In the past, parcels, such as packages traveling through the U.S. mail, were transported by a single conveyor belt to an automatic sorter. Each parcel could be labeled with a machine-readable bar code sticker, for example, but in the systems of the past, an attendant would have to orient the parcel so that the label could be detected and read by the sorter. To complicate the systems, often parcels were delivered to the sorter in bunches, making them difficult to handle and sometimes creating jams. Manual intervention would be required to perform a process known as singulation, or separation of the parcels from each other, to enable the automatic sorter to operate correctly so that the parcels could be properly distributed. Due to the non-uniform shape and size of parcels, this effort was time-consuming and cumbersome to the operating attendant.
Automated package delivery systems such as mail processing systems now include automatic parcel singulation systems. These systems usually separate parcels, bundles, and other packages one from another to prepare them for automated distribution. But when the parcels are stacked or lying too close together, an automated system cannot always reliably singulate the parcels for proper sorting because a group of parcels can be seen as one parcel by the automatic system.

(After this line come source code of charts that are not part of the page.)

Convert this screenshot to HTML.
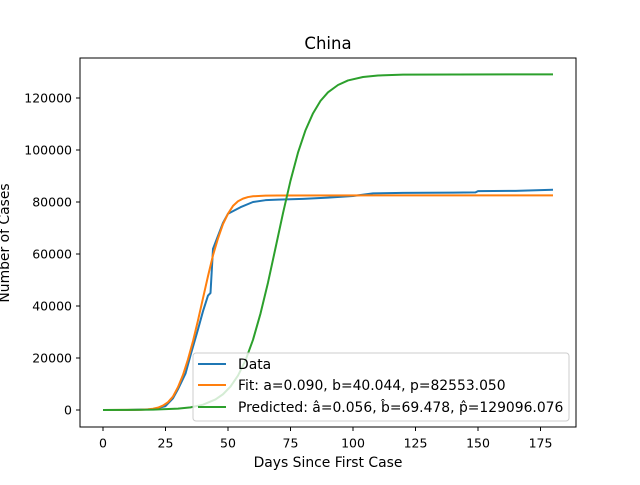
<!DOCTYPE html>
<html><head><meta charset="utf-8"><style>
body{margin:0;background:#fff}
svg{font-family:"DejaVu Sans","Liberation Sans",sans-serif}
</style></head><body>
<svg id="chart" width="640" height="480" xmlns="http://www.w3.org/2000/svg">
<rect width="640" height="480" fill="#fff"/>
<g id="plot"></g>
<rect x="80" y="58" width="496" height="369" fill="none" stroke="#000" stroke-width="1"/>
<text x="328" y="49" text-anchor="middle" font-size="16.5">China</text>
<text x="328" y="467" text-anchor="middle" font-size="13.9">Days Since First Case</text>
<text transform="translate(9,243) rotate(-90)" text-anchor="middle" font-size="13.9">Number of Cases</text>
<g id="ticks"></g>
<g>
<rect x="193" y="353" width="376" height="68" rx="3" fill="#fff" fill-opacity="0.8" stroke="#ccc"/>
<line x1="198" y1="364" x2="226" y2="364" stroke="#1f77b4" stroke-width="2"/>
<text x="238" y="369" font-size="13.9">Data</text>
<line x1="198" y1="385" x2="226" y2="385" stroke="#ff7f0e" stroke-width="2"/>
<text x="238" y="390" font-size="13.9">Fit: a=0.090, b=40.044, p=82553.050</text>
<line x1="198" y1="407" x2="226" y2="407" stroke="#2ca02c" stroke-width="2"/>
<text x="238" y="412" font-size="13.9">Predicted: â=0.056, b̂=69.478, p̂=129096.076</text>
</g>
</svg>
<script>
const dataDays=[0,10,20,25,28,30,33,35,38,40,42,43,44,46,48,50,55,60,65,70,80,90,100,108,120,140,149,150,165,180];
const dataCases=[0,0,300,1500,4500,8000,14000,21000,31000,38000,44000,45000,62000,67000,72000,75500,78000,80000,80700,80900,81200,81700,82300,83300,83500,83600,83700,84200,84300,84700];
const fitDays=[0,15,18,20,22,24,26,28,30,32,34,36,38,40,42,44,46,48,50,52,54,56,58,60,65,70,180];
const fitCases=[0,80,250,500,900,1700,3000,5200,8800,13500,19500,26500,34500,43000,51500,59500,66000,71500,75500,78500,80300,81300,81900,82200,82450,82520,82550];
const predDays=[0,20,30,35,40,45,48,51,54,57,60,63,66,69,72,75,78,81,84,87,90,94,98,104,110,120,180];
const predCases=[0,130,510,1025,2050,4050,6060,9030,13230,19120,27000,37100,49000,62300,75700,88200,99000,107600,114100,118900,122200,125000,126750,128070,128650,129000,129096];
const xTicks=[0,25,50,75,100,125,150,175];
const yTicks=[0,20000,40000,60000,80000,100000,120000];
const X=v=>103+v*2.5;
const Y=v=>410-v*0.0026;
const NS="http://www.w3.org/2000/svg";
const plot=document.getElementById('plot'),tk=document.getElementById('ticks');
function line(days,vals,color,name){
  const p=document.createElementNS(NS,'polyline');
  p.setAttribute('points',days.map((d,i)=>X(d)+','+Y(vals[i])).join(' '));
  p.setAttribute('fill','none');p.setAttribute('stroke',color);p.setAttribute('stroke-width','2');
  p.setAttribute('stroke-linejoin','round');
  
  
  plot.appendChild(p);
}
line(dataDays,dataCases,'#1f77b4','data-line');
line(fitDays,fitCases,'#ff7f0e','fit-line');
line(predDays,predCases,'#2ca02c','predicted-line');
xTicks.forEach(t=>{
  const l=document.createElementNS(NS,'line');
  l.setAttribute('x1',X(t));l.setAttribute('x2',X(t));l.setAttribute('y1',427);l.setAttribute('y2',431);l.setAttribute('stroke','#000');
  
  
  tk.appendChild(l);
  const s=document.createElementNS(NS,'text');
  s.setAttribute('x',X(t));s.setAttribute('y',447.5);s.setAttribute('text-anchor','middle');s.setAttribute('font-size','12.5');
  s.textContent=t;
  
  
  tk.appendChild(s);
});
yTicks.forEach(t=>{
  const l=document.createElementNS(NS,'line');
  l.setAttribute('x1',76);l.setAttribute('x2',80);l.setAttribute('y1',Y(t));l.setAttribute('y2',Y(t));l.setAttribute('stroke','#000');
  
  
  tk.appendChild(l);
  const s=document.createElementNS(NS,'text');
  s.setAttribute('x',72);s.setAttribute('y',Y(t)+4.5);s.setAttribute('text-anchor','end');s.setAttribute('font-size','12.5');
  s.textContent=t;
  
  
  tk.appendChild(s);
});
</script>
</body></html>
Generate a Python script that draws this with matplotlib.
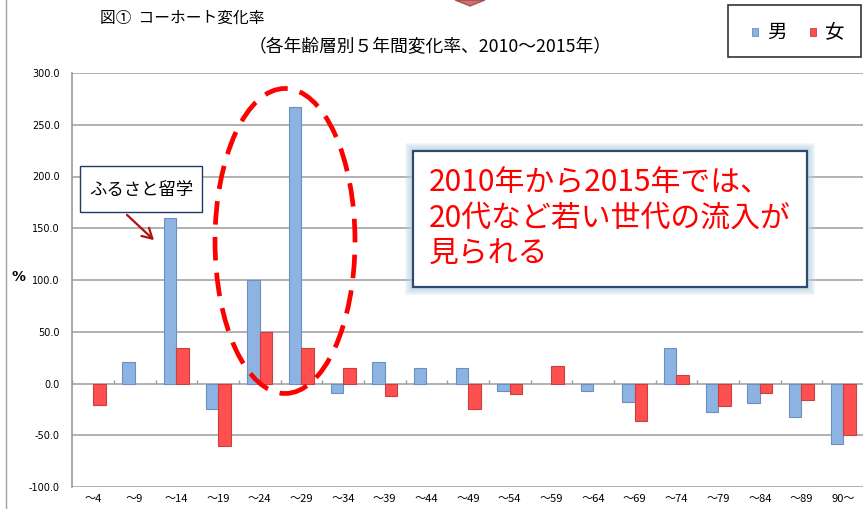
import numpy as np
import matplotlib
matplotlib.use('Agg')
import matplotlib.pyplot as plt
from matplotlib.patches import Ellipse, Rectangle, FancyArrowPatch, Polygon
from matplotlib.lines import Line2D

plt.rcParams['font.family'] = ['Noto Sans CJK JP', 'DejaVu Sans']

# data
ages = ['～4', '～9', '～14', '～19', '～24', '～29', '～34', '～39', '～44', '～49',
        '～54', '～59', '～64', '～69', '～74', '～79', '～84', '～89', '90～']
male = [0, 20.5, 160, -25, 100, 267, -9.5, 20.5, 15, 15,
        -7, 0, -7, -18, 34, -28, -19, -32, -58]
female = [-20.5, 0, 34, -60, 50, 34, 14.5, -12.5, 0, -25,
          -10.5, 17, 0, -36.5, 8, -22, -9.5, -16, -49.5]
yticks = [-100, -50, 0, 50, 100, 150, 200, 250, 300]

W, H = 863, 509
fig = plt.figure(figsize=(W / 100, H / 100), dpi=100)
fig.patch.set_facecolor('white')

def fx(px):
    return px / W

def fy(py):
    return 1 - py / H

ax = fig.add_axes([fx(72.2), fy(487), fx(864) - fx(72.2), fy(73) - fy(487)])
x = np.arange(len(ages))
bw = 0.3
m_edge = ['#6B8FC0' if v != 0 else 'none' for v in male]
f_edge = ['#C84040' if v != 0 else 'none' for v in female]
ax.bar(x - bw / 2, male, bw, color='#8DB3E2', edgecolor=m_edge, linewidth=0.8, zorder=3)
ax.bar(x + bw / 2, female, bw, color='#FF5050', edgecolor=f_edge, linewidth=0.8, zorder=3)

ax.set_xlim(-0.5, len(ages) - 0.5)
ax.set_ylim(-100, 300)
ax.set_yticks(yticks)
ax.set_yticklabels(['%.1f' % v for v in yticks], fontsize=7, family='DejaVu Sans')
ax.set_xticks(x)
ax.set_xticklabels(ages, fontsize=8)
ax.tick_params(axis='x', length=0, pad=5)
ax.tick_params(axis='y', length=0, pad=9)
ax.grid(axis='y', color='#ABABAB', linewidth=1.3, zorder=0)
for s in ['top', 'right', 'bottom']:
    ax.spines[s].set_visible(False)
ax.spines['left'].set_color('#9A9A9A')
ax.spines['left'].set_linewidth(1.2)
# category tick marks on zero line
ax.vlines(np.arange(len(ages) + 1) - 0.5, 0, 3, color='#9A9A9A', linewidth=1, zorder=2)
ax.set_ylabel('%', rotation=0, fontsize=10, fontweight='bold', family='DejaVu Sans')
ax.yaxis.set_label_coords(-0.068, 0.49)

# dashed ellipse
ell = Ellipse((fx(285), fy(241)), fx(140), fy(0) - fy(305), transform=fig.transFigure,
              fill=False, edgecolor='#FF0000', linewidth=3.4, linestyle=(0, (5, 2.6)), zorder=5)
fig.add_artist(ell)

# annotation box
fig.add_artist(Rectangle((fx(80), fy(212)), fx(122), fy(166) - fy(212), transform=fig.transFigure,
                         facecolor='white', edgecolor='#1F3864', linewidth=1.0, zorder=6))
fig.text(fx(141), fy(190), 'ふるさと留学', fontsize=12.5, ha='center', va='center', zorder=7)
fig.add_artist(FancyArrowPatch((fx(125), fy(213)), (fx(156), fy(242)), transform=fig.transFigure,
                               arrowstyle='->,head_length=7,head_width=4', color='#B01010',
                               linewidth=1.6, zorder=7))

# comment box with glow
bx0, by0, bx1, by1 = 413, 151, 807, 287
for i in range(8, 0, -1):
    fig.add_artist(Rectangle((fx(bx0 - i), fy(by1 + i)), fx(bx1 - bx0 + 2 * i), fy(by0 - i) - fy(by1 + i),
                             transform=fig.transFigure, facecolor='#B8D3E3', edgecolor='none',
                             alpha=0.16, zorder=8))
fig.add_artist(Rectangle((fx(bx0), fy(by1)), fx(bx1 - bx0), fy(by0) - fy(by1), transform=fig.transFigure,
                         facecolor='white', edgecolor='#2E4A6E', linewidth=1.6, zorder=9))
fig.text(fx(429), fy(218), '2010年から2015年では、\n20代など若い世代の流入が\n見られる',
         fontsize=21.5, color='#FF0000', ha='left', va='center', linespacing=1.17, zorder=10)

# titles
fig.text(fx(100), fy(18), '図①  コーホート変化率', fontsize=11.3, ha='left', va='center')
fig.text(fx(430), fy(47), '（各年齢層別５年間変化率、2010～2015年）', fontsize=12.8, ha='center', va='center')

# legend box
fig.add_artist(Rectangle((fx(728), fy(57)), fx(133), fy(5) - fy(57), transform=fig.transFigure,
                         facecolor='white', edgecolor='#333333', linewidth=1.2, zorder=6))
fig.add_artist(Rectangle((fx(752), fy(36)), fx(6), fy(28) - fy(36), transform=fig.transFigure,
                         facecolor='#8DB3E2', edgecolor='#6B8FC0', linewidth=0.6, zorder=7))
fig.text(fx(767), fy(32), '男', fontsize=14, ha='left', va='center', zorder=7)
fig.add_artist(Rectangle((fx(810), fy(36)), fx(6), fy(28) - fy(36), transform=fig.transFigure,
                         facecolor='#FF5050', edgecolor='#C84040', linewidth=0.6, zorder=7))
fig.text(fx(825), fy(32), '女', fontsize=14, ha='left', va='center', zorder=7)

# outer frame line and clipped shape at top
fig.add_artist(Line2D([fx(5.5), fx(5.5)], [0, 1], transform=fig.transFigure, color='#A0A0A0', linewidth=1))
fig.add_artist(Polygon([(fx(455), 1), (fx(485), 1), (fx(470), fy(6))], closed=True,
                       transform=fig.transFigure, facecolor='#C0504D', edgecolor='#9B3A38', alpha=0.8))

fig.savefig('out.png', dpi=100)
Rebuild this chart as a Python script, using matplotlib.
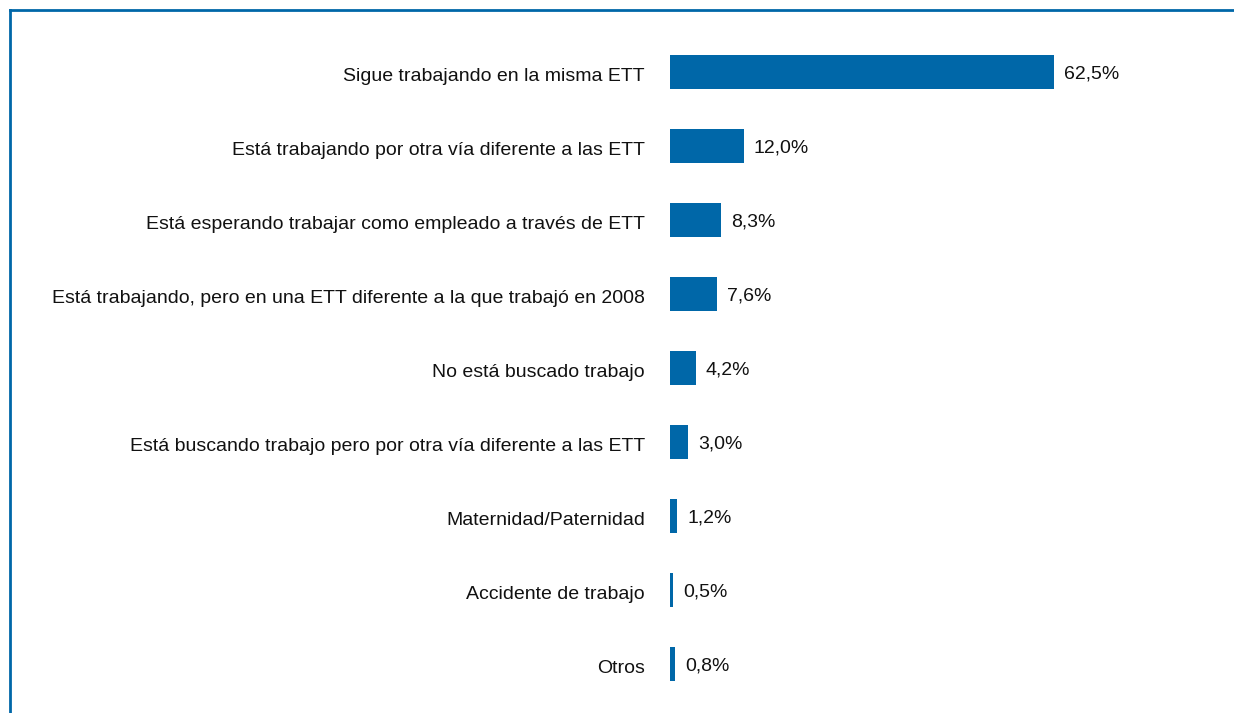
import matplotlib.pyplot as plt
import matplotlib.transforms as mtransforms
from matplotlib.lines import Line2D

plt.rcParams['font.family'] = ['Liberation Sans', 'DejaVu Sans']

categories = [
    'Sigue trabajando en la misma ETT',
    'Está trabajando por otra vía diferente a las ETT',
    'Está esperando trabajar como empleado a través de ETT',
    'Está trabajando, pero en una ETT diferente a la que trabajó en 2008',
    'No está buscado trabajo',
    'Está buscando trabajo pero por otra vía diferente a las ETT',
    'Maternidad/Paternidad',
    'Accidente de trabajo',
    'Otros',
]
values = [62.5, 12.0, 8.3, 7.6, 4.2, 3.0, 1.2, 0.5, 0.8]
labels = ['62,5%', '12,0%', '8,3%', '7,6%', '4,2%', '3,0%', '1,2%', '0,5%', '0,8%']

blue = '#0067a8'
W, H = 1234, 713

fig = plt.figure(figsize=(W / 100, H / 100), dpi=100)

# frame lines (left and top) around the chart
fig.add_artist(Line2D([9.5 / W, 9.5 / W], [0, 1 - 9.5 / H], color=blue, lw=2.0,
                      transform=fig.transFigure))
fig.add_artist(Line2D([9.5 / W, 1], [1 - 9.5 / H, 1 - 9.5 / H], color=blue, lw=2.0,
                      transform=fig.transFigure))

x0 = 670
ax = fig.add_axes([x0 / W, 1 - 701 / H, (W - x0) / W, (701 - 35) / H])
ax.barh(range(len(values)), values, height=0.45, color=blue)
ax.set_xlim(0, (W - x0) / 6.144)
ax.set_ylim(len(values) - 0.5, -0.5)

for i, (v, lab) in enumerate(zip(values, labels)):
    ax.annotate(lab, (v, i), xytext=(10, -2), textcoords='offset pixels',
                va='center', ha='left', fontsize=14, color='#111111')

ax.set_yticks(range(len(values)))
ax.set_yticklabels(categories, fontsize=14, color='#111111')
ax.tick_params(axis='y', length=0, pad=18)
# nudge category labels slightly down
shift = mtransforms.ScaledTranslation(0, -2.5 / 100, fig.dpi_scale_trans)
for t in ax.get_yticklabels():
    t.set_transform(t.get_transform() + shift)
ax.set_xticks([])
for s in ax.spines.values():
    s.set_visible(False)

fig.savefig('out.png', dpi=100)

Machines that address the problem of reliable singulation can include a singulator, a side-by-side remover, a flow controller, and a recirculating conveyer. In this type of equipment, parcels enter the singulator through an infeed and are driven to one side by skewed rollers. Successive belts increase in speed and create spaces between the packages. The skewed rollers align the packages to one side of the unit to form a straight line. A typical side-by-side remover transports downstream any packages of the width of the narrowest package while deviating other packages to be recirculated back onto the singulator. In some systems, the side-by-side remover is augmented by an optical recognition system that detects “piggy-back” items. Packages that are transported downstream enter a flow controller that meters the rate of packages that it discharges by inserting gaps between packages. Doubles and overflow packages are pulled off the flow controller belt and recirculated to the infeed of the singulator by the recirculating conveyor. Sometimes these automated systems use dimensioning equipment which automatically measures the external characteristics of parcels as they move along a conveyor.
The current systems are deficient, however, when it comes to reliably identifying improperly singulated articles. What is needed is a system that decreases the likelihood that parcels are determined to be singulated when in fact they are not.
The problems set forth above as well as further and other problems are solved by the present invention. The solutions and advantages of the present invention are achieved by the illustrative embodiment of the present invention described hereinbelow.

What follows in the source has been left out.